Patalinghug entered the seminary a year after graduation. He spent much of that year in prayer. “I was scared to death,” he says, “I didn’t understand it at the time.” He was ordained in 1999 and served as a parish priest for five years in Westminster before becoming a faculty member at Mount Saint Mary’s in 2007.

Food, Faith and Future

Watch a few episodes of Grace Before Meals and you get the sense that Patalinghug will do anything to break the ice of familial stress with food – and even a stiff drink or two.

In one episode, Patalinghug arrives at the home of a family that will soon host a party for one hundred people. Humorous quips and a concoction dubbed the “Orange Dew Drop” – Patalinghug’s tasty version of a traditional screwdriver – get the party started early.

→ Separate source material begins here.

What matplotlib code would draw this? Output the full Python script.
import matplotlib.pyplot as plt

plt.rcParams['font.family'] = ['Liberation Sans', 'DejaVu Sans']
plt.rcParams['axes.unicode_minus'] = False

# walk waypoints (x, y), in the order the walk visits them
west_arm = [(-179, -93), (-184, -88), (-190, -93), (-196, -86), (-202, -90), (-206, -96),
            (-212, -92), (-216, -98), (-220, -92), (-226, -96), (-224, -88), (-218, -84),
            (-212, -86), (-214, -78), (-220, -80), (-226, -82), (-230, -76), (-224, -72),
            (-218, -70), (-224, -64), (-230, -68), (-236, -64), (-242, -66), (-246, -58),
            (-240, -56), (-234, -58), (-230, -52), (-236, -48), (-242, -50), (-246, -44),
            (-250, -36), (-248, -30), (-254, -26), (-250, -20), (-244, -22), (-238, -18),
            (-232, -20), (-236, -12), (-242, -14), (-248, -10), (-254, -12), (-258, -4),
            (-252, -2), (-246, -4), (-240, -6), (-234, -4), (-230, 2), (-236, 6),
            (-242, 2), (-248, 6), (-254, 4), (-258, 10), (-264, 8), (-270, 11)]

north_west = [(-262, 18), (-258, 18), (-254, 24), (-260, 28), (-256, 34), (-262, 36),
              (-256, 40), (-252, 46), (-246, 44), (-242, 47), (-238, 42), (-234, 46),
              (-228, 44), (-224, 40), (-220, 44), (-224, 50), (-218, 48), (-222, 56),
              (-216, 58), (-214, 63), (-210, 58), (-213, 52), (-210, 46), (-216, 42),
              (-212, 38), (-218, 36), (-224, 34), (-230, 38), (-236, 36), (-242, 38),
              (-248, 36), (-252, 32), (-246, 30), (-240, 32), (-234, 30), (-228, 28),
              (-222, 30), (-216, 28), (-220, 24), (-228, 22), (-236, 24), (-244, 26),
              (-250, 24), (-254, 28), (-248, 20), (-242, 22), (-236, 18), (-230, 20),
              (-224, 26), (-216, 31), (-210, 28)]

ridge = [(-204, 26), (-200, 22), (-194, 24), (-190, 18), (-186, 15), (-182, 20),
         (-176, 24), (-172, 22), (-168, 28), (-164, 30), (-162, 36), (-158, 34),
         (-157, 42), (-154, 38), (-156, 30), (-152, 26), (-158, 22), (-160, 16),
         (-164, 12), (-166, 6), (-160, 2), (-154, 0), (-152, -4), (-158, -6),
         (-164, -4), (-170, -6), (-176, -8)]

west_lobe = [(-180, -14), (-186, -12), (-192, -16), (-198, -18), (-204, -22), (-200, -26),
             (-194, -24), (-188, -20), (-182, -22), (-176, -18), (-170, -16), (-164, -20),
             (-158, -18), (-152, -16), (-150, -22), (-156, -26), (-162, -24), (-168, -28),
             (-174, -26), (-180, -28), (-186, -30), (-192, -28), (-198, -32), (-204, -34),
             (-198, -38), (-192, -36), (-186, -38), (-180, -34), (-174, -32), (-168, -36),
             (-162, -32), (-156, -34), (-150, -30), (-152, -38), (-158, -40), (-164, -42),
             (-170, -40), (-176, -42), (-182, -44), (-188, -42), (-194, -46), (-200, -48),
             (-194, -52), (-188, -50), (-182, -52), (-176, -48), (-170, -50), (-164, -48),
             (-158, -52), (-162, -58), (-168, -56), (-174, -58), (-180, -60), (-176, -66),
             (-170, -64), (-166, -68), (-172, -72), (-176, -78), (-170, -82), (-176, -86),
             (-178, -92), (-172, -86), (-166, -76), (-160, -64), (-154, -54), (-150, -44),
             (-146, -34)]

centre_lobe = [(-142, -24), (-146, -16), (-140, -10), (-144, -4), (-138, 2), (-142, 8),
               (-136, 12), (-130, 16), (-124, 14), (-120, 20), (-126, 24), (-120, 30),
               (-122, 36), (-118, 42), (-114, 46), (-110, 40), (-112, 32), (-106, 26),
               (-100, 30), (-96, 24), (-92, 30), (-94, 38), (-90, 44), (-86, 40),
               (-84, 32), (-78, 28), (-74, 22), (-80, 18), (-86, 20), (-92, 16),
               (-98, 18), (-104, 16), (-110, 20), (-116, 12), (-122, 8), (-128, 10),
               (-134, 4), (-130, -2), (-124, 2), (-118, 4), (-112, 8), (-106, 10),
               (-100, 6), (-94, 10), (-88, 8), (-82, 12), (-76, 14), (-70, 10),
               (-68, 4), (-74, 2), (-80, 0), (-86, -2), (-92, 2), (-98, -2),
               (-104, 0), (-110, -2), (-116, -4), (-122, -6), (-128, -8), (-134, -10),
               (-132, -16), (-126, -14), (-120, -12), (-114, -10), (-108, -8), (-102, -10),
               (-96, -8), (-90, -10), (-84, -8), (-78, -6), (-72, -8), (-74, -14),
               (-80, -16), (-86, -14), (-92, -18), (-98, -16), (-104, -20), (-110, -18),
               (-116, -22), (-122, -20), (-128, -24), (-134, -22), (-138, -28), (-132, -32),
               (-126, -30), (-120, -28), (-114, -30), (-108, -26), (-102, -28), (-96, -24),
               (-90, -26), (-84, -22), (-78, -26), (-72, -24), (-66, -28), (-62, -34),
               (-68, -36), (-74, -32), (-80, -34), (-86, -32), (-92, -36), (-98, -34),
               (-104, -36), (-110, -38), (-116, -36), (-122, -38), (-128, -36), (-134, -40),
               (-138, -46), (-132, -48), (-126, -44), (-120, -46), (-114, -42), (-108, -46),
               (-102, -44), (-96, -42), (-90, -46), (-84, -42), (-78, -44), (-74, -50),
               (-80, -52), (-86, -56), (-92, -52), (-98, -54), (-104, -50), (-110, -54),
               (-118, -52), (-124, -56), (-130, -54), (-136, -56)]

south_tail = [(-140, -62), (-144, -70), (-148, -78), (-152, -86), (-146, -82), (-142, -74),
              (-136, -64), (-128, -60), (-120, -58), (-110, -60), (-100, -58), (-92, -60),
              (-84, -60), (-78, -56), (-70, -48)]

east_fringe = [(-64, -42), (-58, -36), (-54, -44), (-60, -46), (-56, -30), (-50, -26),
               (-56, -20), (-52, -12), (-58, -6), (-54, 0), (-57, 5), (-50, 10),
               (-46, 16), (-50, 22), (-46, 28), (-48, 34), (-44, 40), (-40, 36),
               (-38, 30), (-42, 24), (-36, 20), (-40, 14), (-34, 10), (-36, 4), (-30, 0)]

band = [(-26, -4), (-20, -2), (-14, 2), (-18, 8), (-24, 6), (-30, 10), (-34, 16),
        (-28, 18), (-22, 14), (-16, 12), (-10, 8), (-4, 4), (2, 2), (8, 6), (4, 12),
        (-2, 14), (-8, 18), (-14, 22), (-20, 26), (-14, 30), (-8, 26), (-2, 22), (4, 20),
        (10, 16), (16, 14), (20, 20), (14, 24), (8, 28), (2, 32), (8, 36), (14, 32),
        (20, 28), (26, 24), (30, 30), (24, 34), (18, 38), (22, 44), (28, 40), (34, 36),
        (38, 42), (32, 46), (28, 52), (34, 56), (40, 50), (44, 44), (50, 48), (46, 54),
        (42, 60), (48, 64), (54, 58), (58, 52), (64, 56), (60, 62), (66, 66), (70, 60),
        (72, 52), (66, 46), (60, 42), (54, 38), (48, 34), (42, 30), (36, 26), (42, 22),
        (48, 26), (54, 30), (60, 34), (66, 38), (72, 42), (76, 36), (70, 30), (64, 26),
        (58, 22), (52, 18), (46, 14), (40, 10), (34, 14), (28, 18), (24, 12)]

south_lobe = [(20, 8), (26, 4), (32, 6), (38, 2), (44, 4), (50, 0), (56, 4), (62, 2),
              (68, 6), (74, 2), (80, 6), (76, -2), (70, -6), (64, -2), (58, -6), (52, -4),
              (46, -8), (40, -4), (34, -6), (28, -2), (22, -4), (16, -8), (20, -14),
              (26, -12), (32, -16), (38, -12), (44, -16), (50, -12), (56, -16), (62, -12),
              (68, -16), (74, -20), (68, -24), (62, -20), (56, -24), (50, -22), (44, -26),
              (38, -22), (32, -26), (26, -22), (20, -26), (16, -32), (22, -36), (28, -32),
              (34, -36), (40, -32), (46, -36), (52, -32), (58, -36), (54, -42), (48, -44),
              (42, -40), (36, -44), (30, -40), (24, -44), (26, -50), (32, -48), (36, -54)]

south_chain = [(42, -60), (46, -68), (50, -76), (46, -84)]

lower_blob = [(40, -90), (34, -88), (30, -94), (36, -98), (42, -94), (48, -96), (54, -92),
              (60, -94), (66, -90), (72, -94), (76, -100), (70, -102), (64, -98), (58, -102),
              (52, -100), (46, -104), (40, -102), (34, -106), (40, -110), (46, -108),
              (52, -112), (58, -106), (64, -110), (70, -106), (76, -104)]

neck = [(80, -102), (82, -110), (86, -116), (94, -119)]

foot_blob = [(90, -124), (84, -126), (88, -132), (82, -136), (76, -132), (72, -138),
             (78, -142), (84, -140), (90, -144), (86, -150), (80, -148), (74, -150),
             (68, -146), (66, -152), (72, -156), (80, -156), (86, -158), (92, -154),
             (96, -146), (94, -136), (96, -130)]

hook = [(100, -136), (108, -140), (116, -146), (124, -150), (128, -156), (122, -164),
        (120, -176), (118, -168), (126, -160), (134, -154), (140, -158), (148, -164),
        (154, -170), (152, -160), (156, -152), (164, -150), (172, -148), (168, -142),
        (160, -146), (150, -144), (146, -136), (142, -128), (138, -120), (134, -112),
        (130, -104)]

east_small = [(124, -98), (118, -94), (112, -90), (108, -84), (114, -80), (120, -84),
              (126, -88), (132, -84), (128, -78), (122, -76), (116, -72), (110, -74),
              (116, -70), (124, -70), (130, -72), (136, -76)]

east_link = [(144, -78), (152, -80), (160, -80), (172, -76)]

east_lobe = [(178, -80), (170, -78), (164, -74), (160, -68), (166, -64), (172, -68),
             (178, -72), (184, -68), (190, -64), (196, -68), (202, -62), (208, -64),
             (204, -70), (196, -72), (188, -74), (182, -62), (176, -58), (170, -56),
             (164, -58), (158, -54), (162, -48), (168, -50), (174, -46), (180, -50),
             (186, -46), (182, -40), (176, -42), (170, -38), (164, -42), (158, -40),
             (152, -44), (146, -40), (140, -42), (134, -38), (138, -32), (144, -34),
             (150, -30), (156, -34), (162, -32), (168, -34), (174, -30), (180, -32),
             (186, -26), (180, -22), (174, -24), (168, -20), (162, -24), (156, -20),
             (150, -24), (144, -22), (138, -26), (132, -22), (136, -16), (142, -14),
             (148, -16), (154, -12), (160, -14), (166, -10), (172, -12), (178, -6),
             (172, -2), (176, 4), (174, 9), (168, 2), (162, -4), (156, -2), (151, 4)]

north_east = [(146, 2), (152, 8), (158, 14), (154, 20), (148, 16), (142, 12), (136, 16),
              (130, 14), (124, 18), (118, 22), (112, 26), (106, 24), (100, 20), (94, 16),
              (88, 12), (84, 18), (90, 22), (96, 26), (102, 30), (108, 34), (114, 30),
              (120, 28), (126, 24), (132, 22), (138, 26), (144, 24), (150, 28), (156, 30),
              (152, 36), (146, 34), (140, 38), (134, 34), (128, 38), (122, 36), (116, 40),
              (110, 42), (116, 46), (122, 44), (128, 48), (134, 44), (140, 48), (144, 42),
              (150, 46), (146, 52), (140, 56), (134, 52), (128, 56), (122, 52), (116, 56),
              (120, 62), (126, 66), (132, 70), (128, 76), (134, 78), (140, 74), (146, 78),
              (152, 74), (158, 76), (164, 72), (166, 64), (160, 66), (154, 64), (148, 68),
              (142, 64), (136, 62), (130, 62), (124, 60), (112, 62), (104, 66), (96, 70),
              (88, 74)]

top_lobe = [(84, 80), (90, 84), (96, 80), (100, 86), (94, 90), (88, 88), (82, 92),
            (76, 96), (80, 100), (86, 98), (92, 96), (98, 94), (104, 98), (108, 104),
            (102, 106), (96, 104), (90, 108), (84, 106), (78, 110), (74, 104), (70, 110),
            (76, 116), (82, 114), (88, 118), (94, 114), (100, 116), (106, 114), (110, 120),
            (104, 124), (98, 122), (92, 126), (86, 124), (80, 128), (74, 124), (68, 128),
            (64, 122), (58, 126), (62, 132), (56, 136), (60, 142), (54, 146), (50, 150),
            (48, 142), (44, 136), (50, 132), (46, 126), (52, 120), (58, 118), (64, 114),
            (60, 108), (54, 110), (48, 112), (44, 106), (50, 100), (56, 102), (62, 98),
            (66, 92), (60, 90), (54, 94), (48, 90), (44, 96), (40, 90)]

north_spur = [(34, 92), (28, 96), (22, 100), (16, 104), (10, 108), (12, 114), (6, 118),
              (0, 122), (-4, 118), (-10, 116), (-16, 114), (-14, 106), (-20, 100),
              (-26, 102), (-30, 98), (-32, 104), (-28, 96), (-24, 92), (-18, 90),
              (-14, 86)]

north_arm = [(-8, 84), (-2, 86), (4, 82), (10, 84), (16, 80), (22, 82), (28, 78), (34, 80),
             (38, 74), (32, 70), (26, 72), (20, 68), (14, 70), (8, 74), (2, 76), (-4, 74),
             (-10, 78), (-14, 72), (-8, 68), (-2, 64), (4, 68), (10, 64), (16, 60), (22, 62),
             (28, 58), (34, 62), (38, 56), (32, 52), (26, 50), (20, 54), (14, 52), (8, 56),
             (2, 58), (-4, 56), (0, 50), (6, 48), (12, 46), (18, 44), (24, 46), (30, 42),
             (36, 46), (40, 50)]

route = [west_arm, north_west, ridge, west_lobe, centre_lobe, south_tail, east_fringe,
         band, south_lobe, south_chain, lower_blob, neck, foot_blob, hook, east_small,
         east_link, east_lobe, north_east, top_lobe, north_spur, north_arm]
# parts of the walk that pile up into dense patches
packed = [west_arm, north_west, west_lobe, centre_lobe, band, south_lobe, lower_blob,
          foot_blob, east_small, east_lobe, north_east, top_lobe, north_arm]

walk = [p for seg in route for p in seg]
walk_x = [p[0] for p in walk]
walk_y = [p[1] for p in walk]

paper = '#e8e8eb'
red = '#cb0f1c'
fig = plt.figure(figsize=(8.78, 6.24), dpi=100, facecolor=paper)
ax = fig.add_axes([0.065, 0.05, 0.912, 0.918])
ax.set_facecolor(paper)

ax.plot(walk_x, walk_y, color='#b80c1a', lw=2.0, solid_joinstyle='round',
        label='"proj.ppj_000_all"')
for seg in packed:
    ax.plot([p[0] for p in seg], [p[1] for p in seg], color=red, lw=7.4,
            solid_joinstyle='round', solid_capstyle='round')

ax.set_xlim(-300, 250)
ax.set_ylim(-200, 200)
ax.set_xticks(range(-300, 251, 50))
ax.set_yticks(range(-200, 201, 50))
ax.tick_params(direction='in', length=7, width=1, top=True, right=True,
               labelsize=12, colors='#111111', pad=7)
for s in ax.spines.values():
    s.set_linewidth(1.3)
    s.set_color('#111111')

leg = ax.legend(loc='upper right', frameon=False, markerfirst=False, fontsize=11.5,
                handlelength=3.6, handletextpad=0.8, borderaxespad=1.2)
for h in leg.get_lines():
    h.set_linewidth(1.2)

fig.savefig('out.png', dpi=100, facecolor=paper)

“Jesus is going to have to multiply food, and to get us started, we’re just going to make ourselves a little drink,” he jests. He also involves family members and a neighbor in the process, asking them about their favorite drinks. Together they share stories and laughs, as they sip on Father Leo’s cool and colorful drinks. “You can see just how easy it is,” he says. “The food is just the means, not the ends, and that’s important. It’s just a means.”

With increasing fame (he already has a publicist to help him handle it all), what the future holds for Patalinghug is still up in the air. He insists that he’s coping through a combination of prayer and modesty. “I think God is very honest with me in telling me what I can and can’t do,” he says, “I don’t have the messiah complex; I know I can’t solve the world’s problems. I make dinner once in a while, it’s no big deal.”

In the near term, if the Food Network or another channel calls him, Patalinghug seems eager to bring the message of Grace Before Meals to a wider audience as he teaches at the seminary and works with youth groups.

Where he’d like to go ultimately, of course, should be no surprise.

“Hopefully Heaven,” Patalinghug says. “That’s the direction I’m trying to live, and if God wants me to move in different directions, I’m not in bad company.”